Aus Protest und Angst vor der einseitigen Unabhängigkeitserklärung kündigten vergangenen Woche bereits zahlreiche katalanische Großunternehmen die Verlegung ihrer Firmensitze in andere Regionen Spaniens. Von Kataloniens Großbanken Banco Sabadell und CaixaBank über Versicherungskonzerne wie Catalan Occidente bis hin zu Energiekonzernen oder dem Sekthersteller Freixenet.

Andreas Schmid, Delegierter der österreichischen Außenwirtschaftskammer in Barcelona, glaubt zwar nicht an einen Exodus österreichischen Firmen, die nun panikartig Katalonien verlassen werden und fordert Gelassenheit, um zu schauen, was nun wirklich passieren wird. Doch auch österreichische, in Katalonien ansässige Unternehmen machen sich Sorgen, spielen mit dem Gedanken, notfalls ihren Standort in Katalonien aufzugeben.

100 Austro-Firmen in Katalonien

Rund die Hälfte der 200 österreichischen Unternehmen in Spanien ist in Katalonien angesiedelt - von KTM bis hin zum Schmuckhersteller Swarovski. Fast ein Viertel des gesamten Außenhandels Österreichs mit Spanien läuft über Katalonien. Im vergangenen Jahr kamen österreichische Exporte im Wert von 646 Millionen Euro nach Katalonien. Katalanische Unternehmen exportieren Waren im Wert von 718 Millionen Euro nach Österreich, so Andreas Schmid.

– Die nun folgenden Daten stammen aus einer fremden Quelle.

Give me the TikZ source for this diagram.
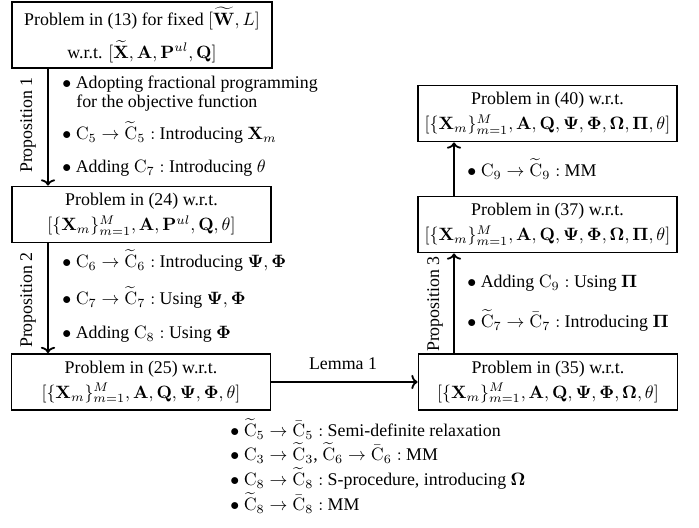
\documentclass[tikz,border=0pt]{standalone}
\usepackage[no-math]{fontspec}
\setmainfont{Liberation Serif}
\usetikzlibrary{arrows.meta}
\def\uu{0.56pt}
\tikzset{
  pbox/.style={draw, line width=1pt, inner sep=0pt, align=center,
    minimum width=259*\uu, minimum height=56*\uu},
  arr/.style={line width=1pt, -{To[length=3.5pt,width=8pt]}},
  bl/.style={anchor=west, inner sep=0pt, text height=7pt, text depth=2pt},
  prop/.style={rotate=90, inner sep=0pt},
}
\begin{document}
\begin{tikzpicture}[x=\uu, y=-\uu]
\useasboundingbox (0,0) rectangle (699,527);
% boxes
\node[pbox, minimum width=260*\uu, minimum height=66*\uu] (b1) at (142,35)
  {Problem in (13) for fixed $[\widetilde{\mathbf{W}}, L]$\\[5pt]
   w.r.t. $[\widetilde{\mathbf{X}}, \mathbf{A}, \mathbf{P}^{ul}, \mathbf{Q}]$};
\node[pbox] (b2) at (141.5,214.5)
  {Problem in (24) w.r.t.\\[2pt]
   $[\{\mathbf{X}_m\}_{m=1}^M, \mathbf{A}, \mathbf{P}^{ul}, \mathbf{Q}, \theta]$};
\node[pbox] (b3) at (141,382)
  {Problem in (25) w.r.t.\\[2pt]
   $[\{\mathbf{X}_m\}_{m=1}^M, \mathbf{A}, \mathbf{Q}, \mathbf{\Psi}, \mathbf{\Phi}, \theta]$};
\node[pbox] (b4) at (548,382)
  {Problem in (35) w.r.t.\\[2pt]
   $[\{\mathbf{X}_m\}_{m=1}^M, \mathbf{A}, \mathbf{Q}, \mathbf{\Psi}, \mathbf{\Phi}, \mathbf{\Omega}, \theta]$};
\node[pbox] (b5) at (547.5,224.5)
  {Problem in (37) w.r.t.\\[2pt]
   $[\{\mathbf{X}_m\}_{m=1}^M, \mathbf{A}, \mathbf{Q}, \mathbf{\Psi}, \mathbf{\Phi}, \mathbf{\Omega}, \mathbf{\Pi}, \theta]$};
\node[pbox] (b6) at (547.5,113.5)
  {Problem in (40) w.r.t.\\[2pt]
   $[\{\mathbf{X}_m\}_{m=1}^M, \mathbf{A}, \mathbf{Q}, \mathbf{\Psi}, \mathbf{\Phi}, \mathbf{\Omega}, \mathbf{\Pi}, \theta]$};
% arrow columns
\coordinate (cl) at (48,0);
\coordinate (cr) at (454,0);
\draw[arr] (b1.south -| cl) -- (b2.north -| cl);
\draw[arr] (b2.south -| cl) -- (b3.north -| cl);
\draw[arr] (b4.north -| cr) -- (b5.south -| cr);
\draw[arr] (b5.north -| cr) -- (b6.south -| cr);
\draw[arr] (b3.east) -- (b4.west);
% labels
\node[prop] (p1) at (28,125) {Proposition 1};
\node[prop] (p2) at (28,300) {Proposition 2};
\node[prop] (p3) at (435,304) {Proposition 3};
\node[inner sep=0pt] (lem) at (343,364) {Lemma 1};
% bullets arrow 1
\node[bl] (t11) at (62,84) {$\bullet$ Adopting fractional programming};
\node[bl] (t12) at (76,103) {for the objective function};
\node[bl] (t13) at (62,135) {$\bullet$ $\mathrm{C}_5\rightarrow\widetilde{\mathrm{C}}_5:$ Introducing $\mathbf{X}_m$};
\node[bl] (t14) at (62,168) {$\bullet$ Adding $\mathrm{C}_7:$ Introducing $\theta$};
% bullets arrow 2
\node[bl] (t21) at (62,263) {$\bullet$ $\mathrm{C}_6\rightarrow\widetilde{\mathrm{C}}_6:$ Introducing $\mathbf{\Psi},\mathbf{\Phi}$};
\node[bl] (t22) at (62,300) {$\bullet$ $\mathrm{C}_7\rightarrow\widetilde{\mathrm{C}}_7:$ Using $\mathbf{\Psi},\mathbf{\Phi}$};
\node[bl] (t23) at (62,334) {$\bullet$ Adding $\mathrm{C}_8:$ Using $\mathbf{\Phi}$};
% right side
\node[bl] (t31) at (467,172) {$\bullet$ $\mathrm{C}_9\rightarrow\widetilde{\mathrm{C}}_9:$ MM};
\node[bl] (t41) at (467,283) {$\bullet$ Adding $\mathrm{C}_9:$ Using $\mathbf{\Pi}$};
\node[bl] (t42) at (467,323) {$\bullet$ $\widetilde{\mathrm{C}}_7\rightarrow\bar{\mathrm{C}}_7:$ Introducing $\mathbf{\Pi}$};
% bottom
\node[bl] (t51) at (230,432) {$\bullet$ $\widetilde{\mathrm{C}}_5\rightarrow\bar{\mathrm{C}}_5:$ Semi-definite relaxation};
\node[bl] (t52) at (230,456) {$\bullet$ $\mathrm{C}_3\rightarrow\widetilde{\mathrm{C}}_3$, $\widetilde{\mathrm{C}}_6\rightarrow\bar{\mathrm{C}}_6:$ MM};
\node[bl] (t53) at (230,481) {$\bullet$ $\mathrm{C}_8\rightarrow\widetilde{\mathrm{C}}_8:$ S-procedure, introducing $\mathbf{\Omega}$};
\node[bl] (t54) at (230,506) {$\bullet$ $\widetilde{\mathrm{C}}_8\rightarrow\bar{\mathrm{C}}_8:$ MM};
\end{tikzpicture}
\end{document}
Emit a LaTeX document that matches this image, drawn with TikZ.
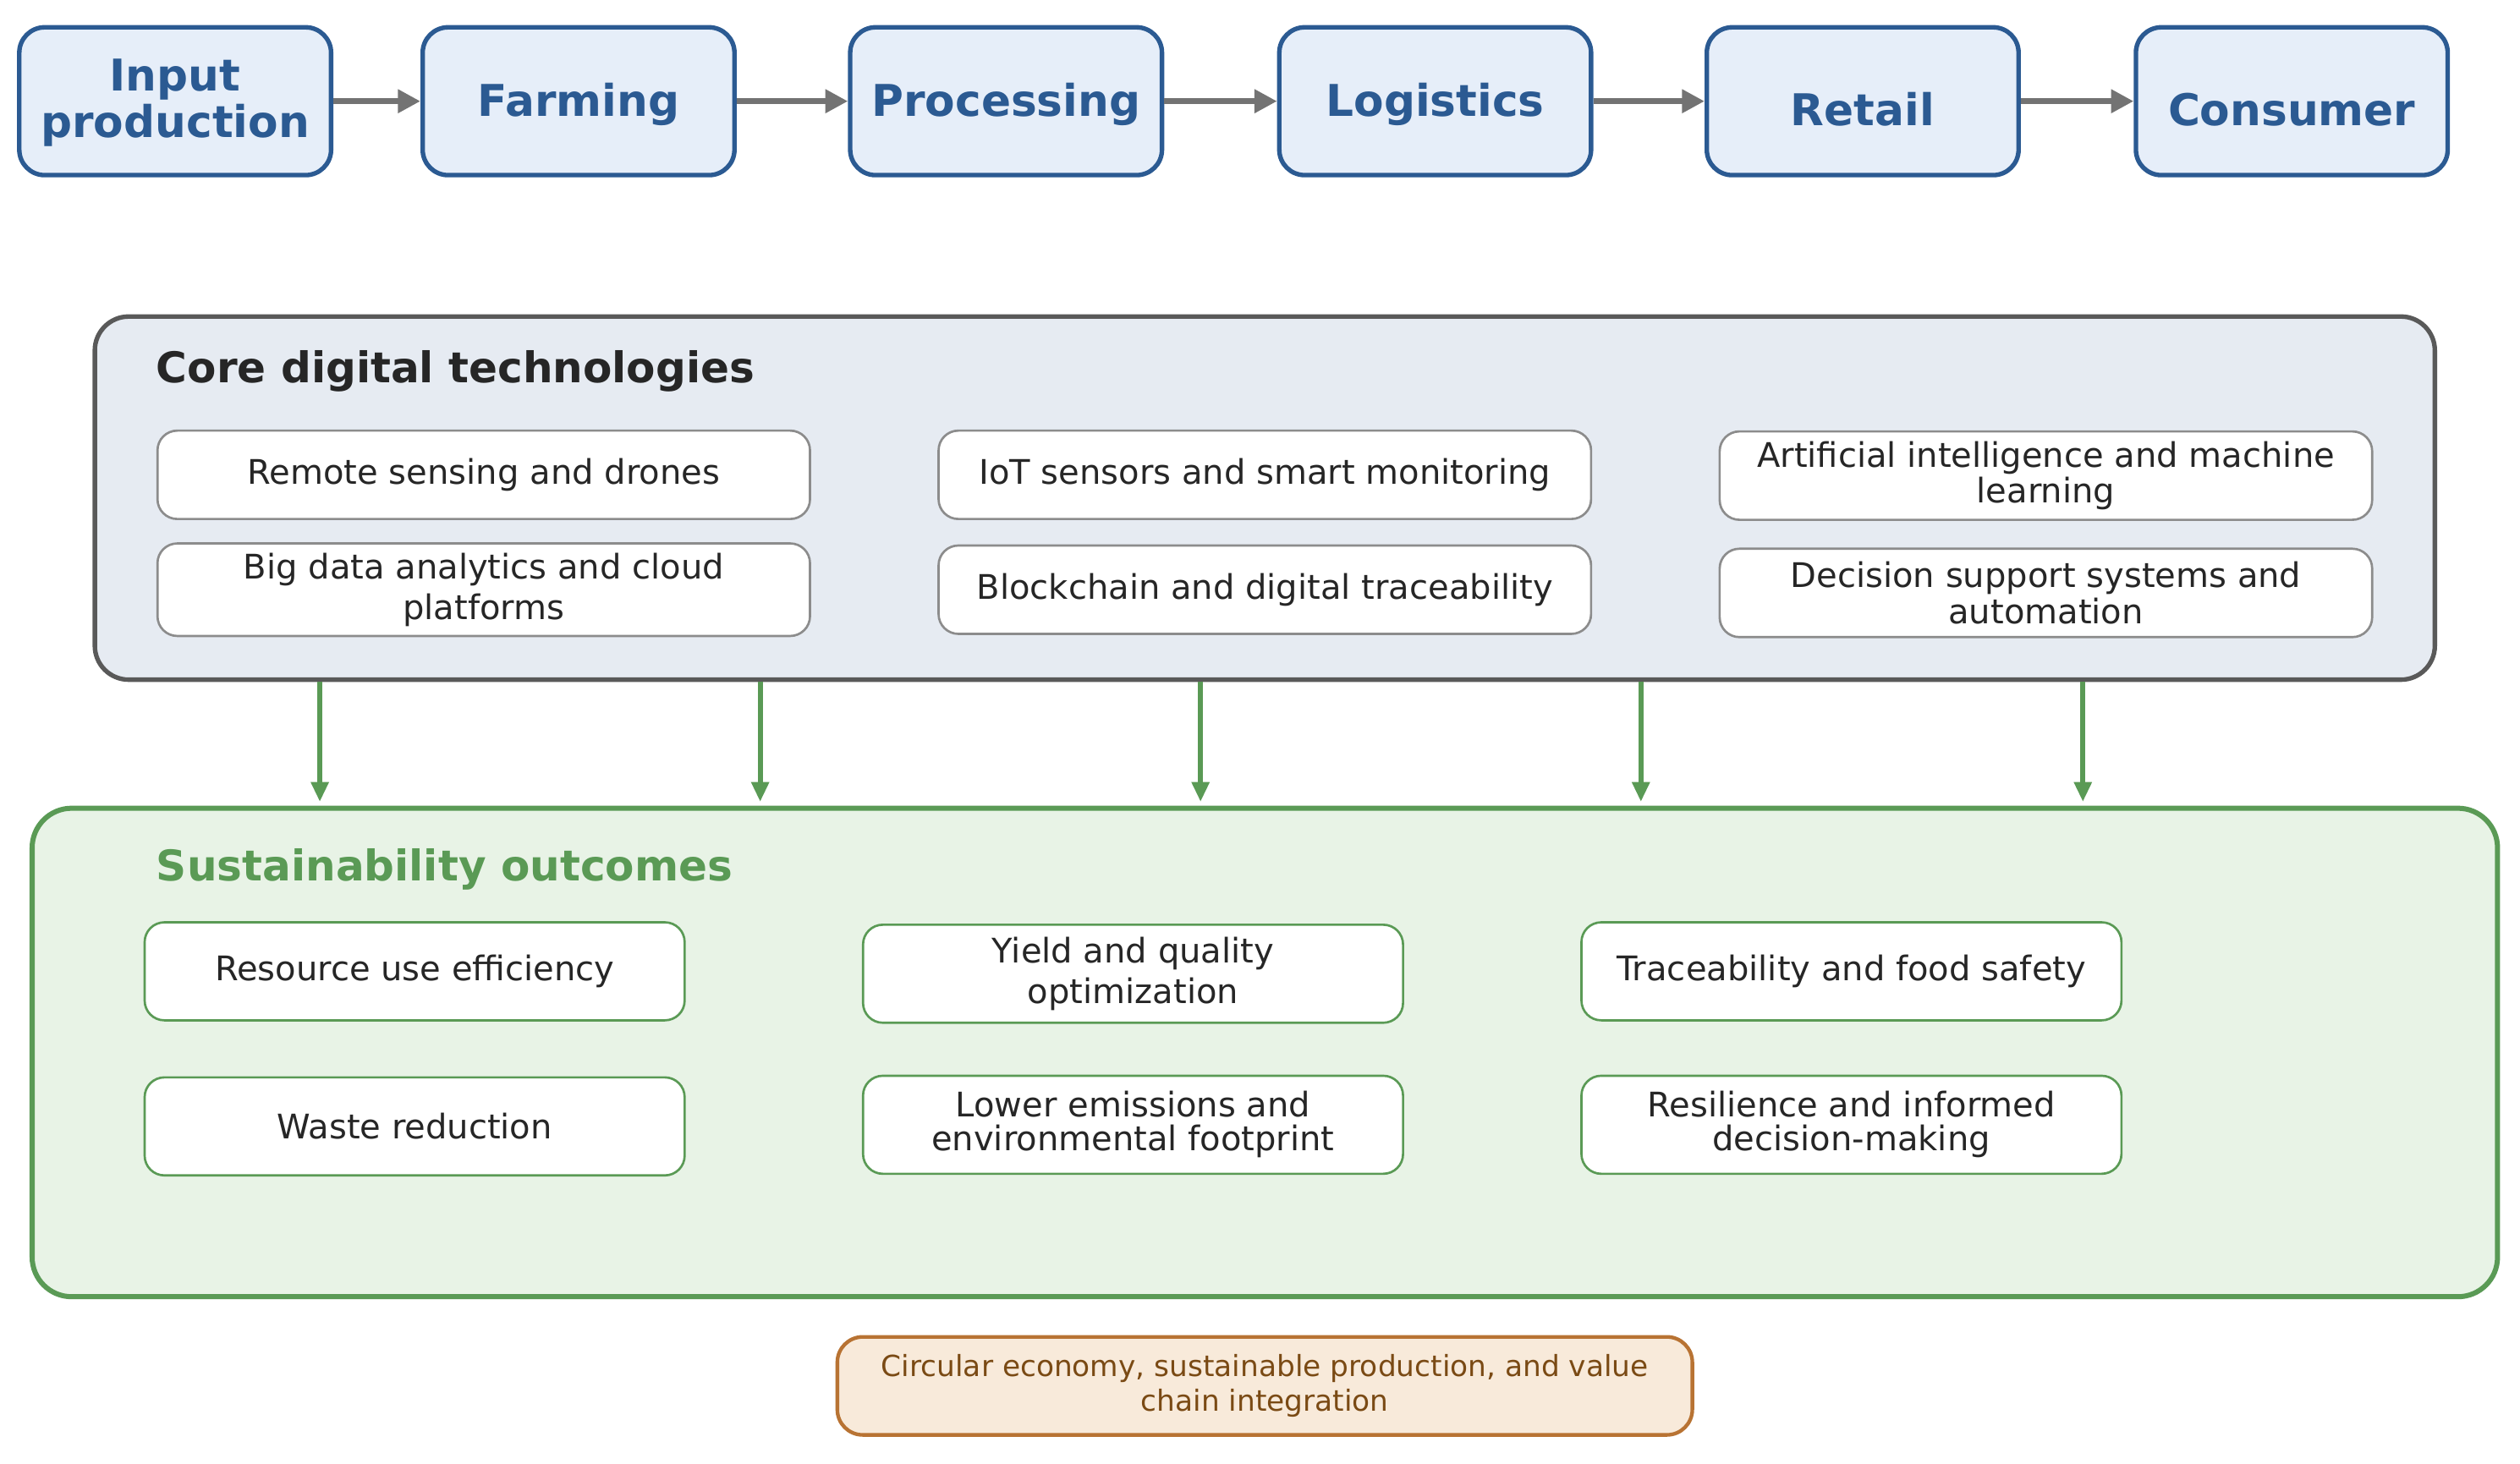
\documentclass[tikz,border=0pt]{standalone}
\usepackage{fontspec}
\setmainfont{DejaVu Sans}
\usetikzlibrary{arrows.meta}
\definecolor{pblue}{HTML}{2B5A92}
\definecolor{pfill}{HTML}{E6EEF9}
\definecolor{cfill}{HTML}{E6EBF2}
\definecolor{gline}{HTML}{5A9A55}
\definecolor{gfill}{HTML}{E8F3E6}
\definecolor{bfill}{HTML}{F8EADA}
\definecolor{bline}{HTML}{B87333}
\definecolor{btext}{HTML}{7A4A14}
\tikzset{
 stage/.style={draw=pblue,fill=pfill,line width=1.6pt,rounded corners=9pt,minimum width=194*0.02cm,minimum height=92*0.02cm,text=pblue,font=\bfseries\fontsize{15.5}{16.5}\selectfont,align=center,inner sep=2pt},
 flow/.style={draw=black!55,line width=2.2pt,-{Triangle[length=8pt,width=8pt]}},
 tech/.style={draw=black!45,fill=white,line width=0.8pt,rounded corners=7pt,minimum width=406*0.02cm,minimum height=55*0.02cm,align=center,font=\fontsize{12}{14.5}\selectfont,text=black!85},
 outc/.style={draw=gline,fill=white,line width=0.8pt,rounded corners=7pt,minimum width=336*0.02cm,minimum height=61*0.02cm,align=center,font=\fontsize{12}{14.5}\selectfont,text=black!85},
 garr/.style={draw=gline,line width=1.8pt,-{Triangle[length=7pt,width=6pt]}},
}
\begin{document}
\begin{tikzpicture}[x=0.02cm,y=-0.02cm]
\useasboundingbox (0,0) rectangle (1568,911);
\foreach \n/\x/\y/\t in {s1/109/63/Input\\production,s2/360/65/Farming,s3/626/65/Processing,s4/893/65/Logistics,s5/1159/68/Retail,s6/1426/68/Consumer}
  \node[stage,minimum height=0pt,draw=none,fill=none] (t\n) at (\x,\y) {\t};
\foreach \n/\x in {s1/109,s2/360,s3/626,s4/893,s5/1159,s6/1426}
  \node[stage] (\n) at (\x,63) {};
\foreach \n/\x/\y/\t in {s1/109/64/Input\\production,s2/360/65/Farming,s3/626/65/Processing,s4/893/65/Logistics,s5/1159/68/Retail,s6/1426/68/Consumer}
  \node[stage,minimum height=0pt,draw=none,fill=none] (l\n) at (\x,\y) {\t};
\foreach \a/\b in {s1/s2,s2/s3,s3/s4,s4/s5,s5/s6} \draw[flow] (\a) -- (\b);
% core box
\node[draw=black!65,fill=cfill,line width=1.6pt,rounded corners=12pt,minimum width=1456*0.02cm,minimum height=226*0.02cm,inner sep=0] (core) at (787,310) {};
\node[anchor=west,inner sep=0,font=\bfseries\fontsize{15}{15}\selectfont,text=black!85] (ct) at (97,231) {Core digital technologies};
\node[tech] (t1) at (301,295.5) {Remote sensing and drones};
\node[tech] (t2) at (787,295.5) {IoT sensors and smart monitoring};
\node[tech,font=\fontsize{12}{12.5}\selectfont] (t3) at (1273,296) {Artificial intelligence and machine\\learning};
\node[tech] (t4) at (301,367) {Big data analytics and cloud\\platforms};
\node[tech] (t5) at (787,367) {Blockchain and digital traceability};
\node[tech,font=\fontsize{12}{13}\selectfont] (t6) at (1273,369) {Decision support systems and\\automation};
% sustainability box
\node[draw=gline,fill=gfill,line width=1.8pt,rounded corners=14pt,minimum width=1534*0.02cm,minimum height=304*0.02cm,inner sep=0] (sus) at (787,655) {};
\node[anchor=west,inner sep=0,font=\bfseries\fontsize{15}{15}\selectfont,text=gline] (st) at (97,541) {Sustainability outcomes};
\foreach \x in {199,473,747,1021,1296} {
  \coordinate (a\x) at (\x,424); \coordinate (b\x) at (\x,499);
  \draw[garr] (a\x) -- (b\x);}
\node[outc] (o1) at (258,604.5) {Resource use efficiency};
\node[outc] (o2) at (705,606) {Yield and quality\\optimization};
\node[outc] (o3) at (1152,604.5) {Traceability and food safety};
\node[outc] (o4) at (258,701) {Waste reduction};
\node[outc,font=\fontsize{12}{12}\selectfont] (o5) at (705,700) {Lower emissions and\\environmental footprint};
\node[outc,font=\fontsize{12}{12}\selectfont] (o6) at (1152,700) {Resilience and informed\\decision-making};
\node[draw=bline,fill=bfill,line width=1.3pt,rounded corners=9pt,minimum width=532*0.02cm,minimum height=61*0.02cm,align=center,font=\fontsize{10.3}{12.5}\selectfont,text=btext] (circ) at (787,862.5) {Circular economy, sustainable production, and value\\chain integration};
\end{tikzpicture}
\end{document}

"Wir brauchen Rechtssicherheit und vor allem den zollfreien EU-Binnenmarkt, um wettbewerbsfähig zu bleiben und 80 Prozent unserer spanischen Kunden befindet sich außerhalb Kataloniens", stellt auch Peter Kaiser mit Blick auf das Ausscheidung Kataloniens aus der EU bei einer einseitigen Unabhängigkeitserklärung klar.

Kaiser ist Vertriebsleiter von Welser Profile auf der Iberischen Halbinsel. Der österreichische Hersteller von Profilrohren hat seinen spanischen Hauptsitz in Barcelona. Kaiser hofft darauf, dass es noch zu einer politischen Einigung zwischen Madrid und Barcelona kommt.

Auch AVL denkt über Abwanderung nach

Auch der österreichische Verbrennungskraftmaschinen-Hersteller AVL aus Graz macht sich Sorgen. "Rund 60 Prozent unserer Geschäfte wickeln wir im europäischen Ausland ab. Um wettbewerbsfähig zu bleiben, brauchen wir den zollfreien EU-Binnenmarkt", erklärt Alberto Zumeta, Geschäftsführer der spanischen AVL-Filiale.

Das Unternehmen hat seinen Firmensitz in Mataro vor den Toren Barcelonas. Hier arbeiten rund 30 Angestellte. Weitere Standorte befinden sich in Valladolid und in Madrid. "Sollte sich Katalonien wirklich von Spanien unabhängig erklären und aus der EU fliegen, werden wir unseren Firmensitz nach Valladolid verlegen müssen", so Alberto Zumeta im APA-Gespräch.

Dabei ist Katalonien ein wichtiger Standort für die AVL Iberica. Hier sitzen mit Nissan und Seat einige der wichtigsten Kunden. Der spanische Markt macht für das Unternehmen rund 20 Prozent seiner Geschäftstätigkeit aus. Davon würde rund ein Drittel auf Unternehmen in Katalonien fallen.